DATASET SECTION:
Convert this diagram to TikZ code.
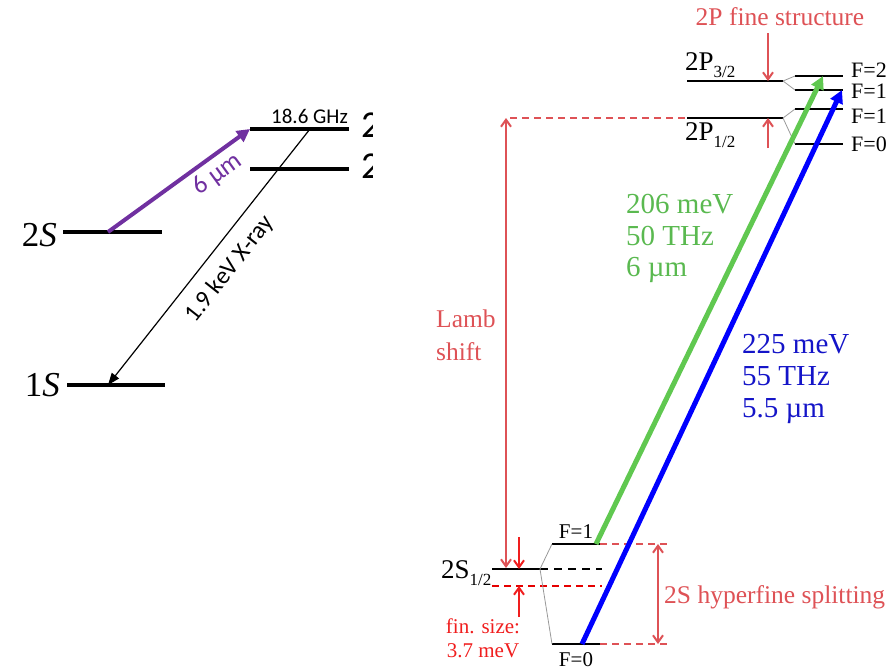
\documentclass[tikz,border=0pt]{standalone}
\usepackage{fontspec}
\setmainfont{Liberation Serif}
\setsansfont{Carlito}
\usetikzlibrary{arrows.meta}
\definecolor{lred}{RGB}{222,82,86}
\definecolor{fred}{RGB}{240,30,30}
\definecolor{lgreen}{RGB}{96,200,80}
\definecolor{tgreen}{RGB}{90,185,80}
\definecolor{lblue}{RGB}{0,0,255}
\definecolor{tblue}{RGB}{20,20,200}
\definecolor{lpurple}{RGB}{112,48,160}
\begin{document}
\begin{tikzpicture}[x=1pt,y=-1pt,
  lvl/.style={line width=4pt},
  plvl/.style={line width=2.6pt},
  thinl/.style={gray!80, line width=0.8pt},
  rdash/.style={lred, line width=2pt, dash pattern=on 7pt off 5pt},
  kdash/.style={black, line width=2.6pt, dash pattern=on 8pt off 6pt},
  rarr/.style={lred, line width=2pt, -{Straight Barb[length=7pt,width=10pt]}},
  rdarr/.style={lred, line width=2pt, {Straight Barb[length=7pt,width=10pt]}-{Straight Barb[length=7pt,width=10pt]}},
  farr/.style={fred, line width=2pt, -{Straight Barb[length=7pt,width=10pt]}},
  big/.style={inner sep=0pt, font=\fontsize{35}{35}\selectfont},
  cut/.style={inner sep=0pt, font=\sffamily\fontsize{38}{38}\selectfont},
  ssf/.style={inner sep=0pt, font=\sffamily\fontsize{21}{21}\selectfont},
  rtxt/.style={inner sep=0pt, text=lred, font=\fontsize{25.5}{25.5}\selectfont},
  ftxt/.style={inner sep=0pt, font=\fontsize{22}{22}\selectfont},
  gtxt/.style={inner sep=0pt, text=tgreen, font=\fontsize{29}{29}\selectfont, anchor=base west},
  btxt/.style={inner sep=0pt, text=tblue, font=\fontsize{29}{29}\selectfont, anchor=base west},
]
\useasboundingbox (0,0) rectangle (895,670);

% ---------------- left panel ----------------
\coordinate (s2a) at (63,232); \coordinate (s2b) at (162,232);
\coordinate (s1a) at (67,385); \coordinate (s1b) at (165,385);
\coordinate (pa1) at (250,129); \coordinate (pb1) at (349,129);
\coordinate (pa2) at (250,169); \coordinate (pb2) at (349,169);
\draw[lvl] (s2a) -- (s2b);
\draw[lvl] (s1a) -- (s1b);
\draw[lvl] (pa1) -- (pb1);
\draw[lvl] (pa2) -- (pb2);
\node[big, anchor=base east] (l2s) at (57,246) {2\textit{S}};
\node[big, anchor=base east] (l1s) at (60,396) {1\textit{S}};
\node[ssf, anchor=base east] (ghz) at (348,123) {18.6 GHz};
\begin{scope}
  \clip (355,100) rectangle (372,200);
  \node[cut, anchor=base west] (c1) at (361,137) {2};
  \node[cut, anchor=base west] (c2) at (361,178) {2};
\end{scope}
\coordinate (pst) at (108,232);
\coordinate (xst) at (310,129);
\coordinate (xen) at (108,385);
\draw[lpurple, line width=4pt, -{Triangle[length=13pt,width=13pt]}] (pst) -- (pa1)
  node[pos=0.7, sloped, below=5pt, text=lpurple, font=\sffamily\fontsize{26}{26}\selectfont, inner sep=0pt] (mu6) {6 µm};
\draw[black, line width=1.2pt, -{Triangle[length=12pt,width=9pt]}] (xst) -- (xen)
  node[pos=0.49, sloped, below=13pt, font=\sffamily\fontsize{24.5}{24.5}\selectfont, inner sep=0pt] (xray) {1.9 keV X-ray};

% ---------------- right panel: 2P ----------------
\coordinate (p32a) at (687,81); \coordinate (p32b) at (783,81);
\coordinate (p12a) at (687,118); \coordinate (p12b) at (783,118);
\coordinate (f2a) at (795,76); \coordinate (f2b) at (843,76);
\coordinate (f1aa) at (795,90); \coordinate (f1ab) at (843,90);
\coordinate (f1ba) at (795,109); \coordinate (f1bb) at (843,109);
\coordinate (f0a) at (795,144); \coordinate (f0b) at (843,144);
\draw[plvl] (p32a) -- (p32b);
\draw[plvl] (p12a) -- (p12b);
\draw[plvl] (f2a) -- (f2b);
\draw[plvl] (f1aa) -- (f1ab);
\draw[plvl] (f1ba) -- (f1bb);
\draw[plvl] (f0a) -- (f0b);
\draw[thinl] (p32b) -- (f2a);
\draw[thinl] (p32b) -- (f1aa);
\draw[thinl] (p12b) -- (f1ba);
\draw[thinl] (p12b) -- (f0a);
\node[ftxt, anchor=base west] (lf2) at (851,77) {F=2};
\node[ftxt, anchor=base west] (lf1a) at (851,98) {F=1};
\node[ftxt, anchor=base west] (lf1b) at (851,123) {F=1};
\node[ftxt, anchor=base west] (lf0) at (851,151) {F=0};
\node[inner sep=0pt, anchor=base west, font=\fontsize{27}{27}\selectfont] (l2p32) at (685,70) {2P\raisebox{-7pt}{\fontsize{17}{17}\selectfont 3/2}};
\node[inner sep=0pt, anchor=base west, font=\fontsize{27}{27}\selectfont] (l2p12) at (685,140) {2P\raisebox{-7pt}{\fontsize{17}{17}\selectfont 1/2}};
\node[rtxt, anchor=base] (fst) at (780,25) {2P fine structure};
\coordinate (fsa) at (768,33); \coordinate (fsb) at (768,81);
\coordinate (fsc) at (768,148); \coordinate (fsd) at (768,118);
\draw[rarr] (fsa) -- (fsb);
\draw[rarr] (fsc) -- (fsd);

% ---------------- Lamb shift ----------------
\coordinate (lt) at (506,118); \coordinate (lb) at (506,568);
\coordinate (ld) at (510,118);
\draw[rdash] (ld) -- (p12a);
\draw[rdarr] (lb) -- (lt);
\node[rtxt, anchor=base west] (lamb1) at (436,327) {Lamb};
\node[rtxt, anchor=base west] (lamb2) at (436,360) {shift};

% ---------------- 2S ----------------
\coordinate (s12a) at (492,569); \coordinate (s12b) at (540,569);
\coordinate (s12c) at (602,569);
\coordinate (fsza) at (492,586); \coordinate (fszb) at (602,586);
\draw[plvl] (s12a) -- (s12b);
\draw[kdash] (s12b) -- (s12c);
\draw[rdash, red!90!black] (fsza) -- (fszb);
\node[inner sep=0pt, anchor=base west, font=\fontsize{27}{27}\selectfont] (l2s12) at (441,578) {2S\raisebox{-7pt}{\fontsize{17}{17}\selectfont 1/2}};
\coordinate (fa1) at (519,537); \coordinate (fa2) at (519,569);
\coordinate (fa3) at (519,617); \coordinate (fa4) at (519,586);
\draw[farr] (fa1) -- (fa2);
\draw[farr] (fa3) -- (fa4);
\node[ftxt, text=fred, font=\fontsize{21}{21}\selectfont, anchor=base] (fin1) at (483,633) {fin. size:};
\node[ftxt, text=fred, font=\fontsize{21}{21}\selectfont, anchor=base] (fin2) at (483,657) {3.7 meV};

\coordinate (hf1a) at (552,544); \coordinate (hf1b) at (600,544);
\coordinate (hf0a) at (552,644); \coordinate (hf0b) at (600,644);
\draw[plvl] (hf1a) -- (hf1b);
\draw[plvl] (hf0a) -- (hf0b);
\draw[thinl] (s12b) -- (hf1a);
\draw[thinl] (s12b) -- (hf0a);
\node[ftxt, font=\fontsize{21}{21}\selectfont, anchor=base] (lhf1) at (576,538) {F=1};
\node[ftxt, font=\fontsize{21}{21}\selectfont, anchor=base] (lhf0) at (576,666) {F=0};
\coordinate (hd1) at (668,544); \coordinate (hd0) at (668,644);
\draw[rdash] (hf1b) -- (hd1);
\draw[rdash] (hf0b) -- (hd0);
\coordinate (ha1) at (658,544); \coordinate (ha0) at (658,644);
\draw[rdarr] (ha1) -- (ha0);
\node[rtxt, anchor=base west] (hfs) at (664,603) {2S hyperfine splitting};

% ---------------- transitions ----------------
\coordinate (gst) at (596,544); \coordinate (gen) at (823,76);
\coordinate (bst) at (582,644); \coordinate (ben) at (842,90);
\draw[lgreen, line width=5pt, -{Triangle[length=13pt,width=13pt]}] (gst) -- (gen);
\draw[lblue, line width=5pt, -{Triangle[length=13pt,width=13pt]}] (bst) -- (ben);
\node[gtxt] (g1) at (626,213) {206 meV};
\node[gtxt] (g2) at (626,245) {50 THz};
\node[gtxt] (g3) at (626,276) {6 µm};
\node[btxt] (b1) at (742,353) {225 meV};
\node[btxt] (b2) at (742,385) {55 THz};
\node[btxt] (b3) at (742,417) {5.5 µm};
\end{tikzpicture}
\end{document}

EXERCISE DIRECTIONS:
Take the material above from its first line through the line holding "(0,0) rectangle (895,670);" and set it down exactly, without the pictures.

ANSWER TO THE PROBLEM:
Convert this diagram to TikZ code.
\documentclass[tikz,border=0pt]{standalone}
\usepackage{fontspec}
\setmainfont{Liberation Serif}
\setsansfont{Carlito}
\usetikzlibrary{arrows.meta}
\definecolor{lred}{RGB}{222,82,86}
\definecolor{fred}{RGB}{240,30,30}
\definecolor{lgreen}{RGB}{96,200,80}
\definecolor{tgreen}{RGB}{90,185,80}
\definecolor{lblue}{RGB}{0,0,255}
\definecolor{tblue}{RGB}{20,20,200}
\definecolor{lpurple}{RGB}{112,48,160}
\begin{document}
\begin{tikzpicture}[x=1pt,y=-1pt,
  lvl/.style={line width=4pt},
  plvl/.style={line width=2.6pt},
  thinl/.style={gray!80, line width=0.8pt},
  rdash/.style={lred, line width=2pt, dash pattern=on 7pt off 5pt},
  kdash/.style={black, line width=2.6pt, dash pattern=on 8pt off 6pt},
  rarr/.style={lred, line width=2pt, -{Straight Barb[length=7pt,width=10pt]}},
  rdarr/.style={lred, line width=2pt, {Straight Barb[length=7pt,width=10pt]}-{Straight Barb[length=7pt,width=10pt]}},
  farr/.style={fred, line width=2pt, -{Straight Barb[length=7pt,width=10pt]}},
  big/.style={inner sep=0pt, font=\fontsize{35}{35}\selectfont},
  cut/.style={inner sep=0pt, font=\sffamily\fontsize{38}{38}\selectfont},
  ssf/.style={inner sep=0pt, font=\sffamily\fontsize{21}{21}\selectfont},
  rtxt/.style={inner sep=0pt, text=lred, font=\fontsize{25.5}{25.5}\selectfont},
  ftxt/.style={inner sep=0pt, font=\fontsize{22}{22}\selectfont},
  gtxt/.style={inner sep=0pt, text=tgreen, font=\fontsize{29}{29}\selectfont, anchor=base west},
  btxt/.style={inner sep=0pt, text=tblue, font=\fontsize{29}{29}\selectfont, anchor=base west},
]
\useasboundingbox (0,0) rectangle (895,670);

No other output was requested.